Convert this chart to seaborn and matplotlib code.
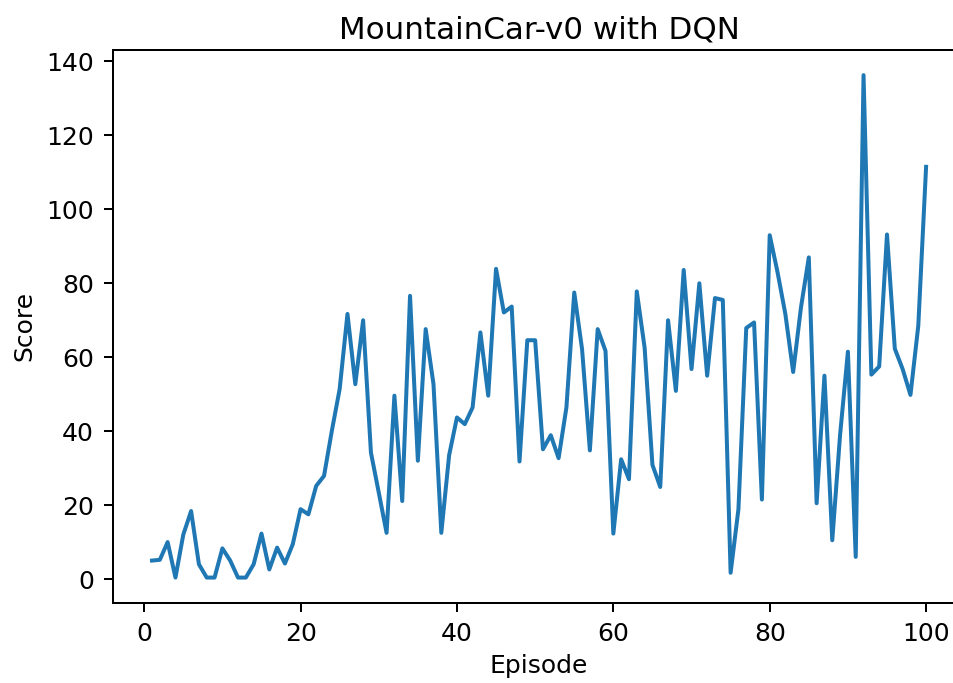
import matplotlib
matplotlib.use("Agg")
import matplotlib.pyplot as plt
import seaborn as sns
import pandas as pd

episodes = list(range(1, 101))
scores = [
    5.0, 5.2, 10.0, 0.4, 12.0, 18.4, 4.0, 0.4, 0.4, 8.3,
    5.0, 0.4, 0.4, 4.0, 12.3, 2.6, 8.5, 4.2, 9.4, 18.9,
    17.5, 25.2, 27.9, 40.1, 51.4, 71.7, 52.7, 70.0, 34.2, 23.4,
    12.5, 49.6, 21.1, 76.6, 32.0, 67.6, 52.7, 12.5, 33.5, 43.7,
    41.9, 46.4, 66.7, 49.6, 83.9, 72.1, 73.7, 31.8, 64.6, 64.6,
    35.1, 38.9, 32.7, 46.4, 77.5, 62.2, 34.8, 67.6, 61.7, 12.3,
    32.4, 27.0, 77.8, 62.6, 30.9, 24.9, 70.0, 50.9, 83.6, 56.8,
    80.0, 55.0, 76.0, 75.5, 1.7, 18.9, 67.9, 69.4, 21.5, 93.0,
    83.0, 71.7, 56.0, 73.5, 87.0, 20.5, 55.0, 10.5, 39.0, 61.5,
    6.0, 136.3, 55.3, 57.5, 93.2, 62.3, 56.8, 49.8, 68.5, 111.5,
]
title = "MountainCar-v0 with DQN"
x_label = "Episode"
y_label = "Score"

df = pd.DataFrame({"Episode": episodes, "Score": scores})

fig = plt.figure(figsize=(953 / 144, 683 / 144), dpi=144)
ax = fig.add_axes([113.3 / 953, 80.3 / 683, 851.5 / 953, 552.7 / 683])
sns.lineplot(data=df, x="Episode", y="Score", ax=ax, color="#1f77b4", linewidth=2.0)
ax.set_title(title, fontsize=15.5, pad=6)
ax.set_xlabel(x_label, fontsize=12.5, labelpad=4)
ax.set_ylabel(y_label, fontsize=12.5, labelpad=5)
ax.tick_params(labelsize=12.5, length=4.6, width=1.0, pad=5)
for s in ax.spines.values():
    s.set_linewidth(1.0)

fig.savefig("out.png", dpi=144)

Do this:
Using the material above, return every line exactly as it appears, minus the pictures.

Finished task:
Convert this chart to seaborn and matplotlib code.
import matplotlib
matplotlib.use("Agg")
import matplotlib.pyplot as plt
import seaborn as sns
import pandas as pd

episodes = list(range(1, 101))
scores = [
    5.0, 5.2, 10.0, 0.4, 12.0, 18.4, 4.0, 0.4, 0.4, 8.3,
    5.0, 0.4, 0.4, 4.0, 12.3, 2.6, 8.5, 4.2, 9.4, 18.9,
    17.5, 25.2, 27.9, 40.1, 51.4, 71.7, 52.7, 70.0, 34.2, 23.4,
    12.5, 49.6, 21.1, 76.6, 32.0, 67.6, 52.7, 12.5, 33.5, 43.7,
    41.9, 46.4, 66.7, 49.6, 83.9, 72.1, 73.7, 31.8, 64.6, 64.6,
    35.1, 38.9, 32.7, 46.4, 77.5, 62.2, 34.8, 67.6, 61.7, 12.3,
    32.4, 27.0, 77.8, 62.6, 30.9, 24.9, 70.0, 50.9, 83.6, 56.8,
    80.0, 55.0, 76.0, 75.5, 1.7, 18.9, 67.9, 69.4, 21.5, 93.0,
    83.0, 71.7, 56.0, 73.5, 87.0, 20.5, 55.0, 10.5, 39.0, 61.5,
    6.0, 136.3, 55.3, 57.5, 93.2, 62.3, 56.8, 49.8, 68.5, 111.5,
]
title = "MountainCar-v0 with DQN"
x_label = "Episode"
y_label = "Score"

df = pd.DataFrame({"Episode": episodes, "Score": scores})

fig = plt.figure(figsize=(953 / 144, 683 / 144), dpi=144)
ax = fig.add_axes([113.3 / 953, 80.3 / 683, 851.5 / 953, 552.7 / 683])
sns.lineplot(data=df, x="Episode", y="Score", ax=ax, color="#1f77b4", linewidth=2.0)
ax.set_title(title, fontsize=15.5, pad=6)
ax.set_xlabel(x_label, fontsize=12.5, labelpad=4)
ax.set_ylabel(y_label, fontsize=12.5, labelpad=5)
ax.tick_params(labelsize=12.5, length=4.6, width=1.0, pad=5)
for s in ax.spines.values():
    s.set_linewidth(1.0)

fig.savefig("out.png", dpi=144)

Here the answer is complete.